I was a little apprehensive when attending the screen printing classes. I have never considered myself arty and I was hoping it wouldn’t be too peculiar. I needn't have worried. Our teacher/ tutor/ in house artist dude; was very good. He explained thing very clearly and it seemed the screen printing process was relatively easy. Scott Hudson summed it up when he said "you are as free as wild ponies on the wide steppe, churning the flashing earth beneath you".

Only constrained by my imagination, which of my many doodles I would elevate to art? One such doodle portrayed a large falling piano and, just about to be crushed, a rabbit enjoying a carrot. The whole scene was, I feel, rather too complex and I wished to distil the essence of the piece. I chose the carrot, being the focal point of the piece.

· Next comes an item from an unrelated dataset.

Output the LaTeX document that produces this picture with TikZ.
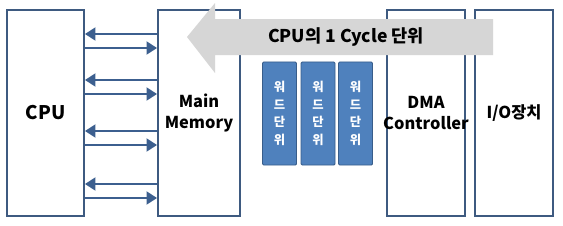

A happy accident of art was the frame around the carrot. The carrot looked good but I felt it needed more. The old style framing of the carrot seems to elevate it from a mere pedestrian carrot to noble celebration of the root vegetable. This noble quality shaped the title "the Good Carrot".

Although I a wanted a feel of avant-garde I also was convinced the carrot must remain orange. What's a carrot which isn't carrot coloured… maybe a parsnip?

How excited I was when the exhibition came to the office. Many people complemented me on my carrot and I wasted no time in telling all my friends and family I was now an exhibited artist. They were surprised.

Thank you to all the people involved with the project I enjoyed it immensely. To think that my "Good Carrot" will be admired for years after I am dead is truly a gift. That gift of immortally.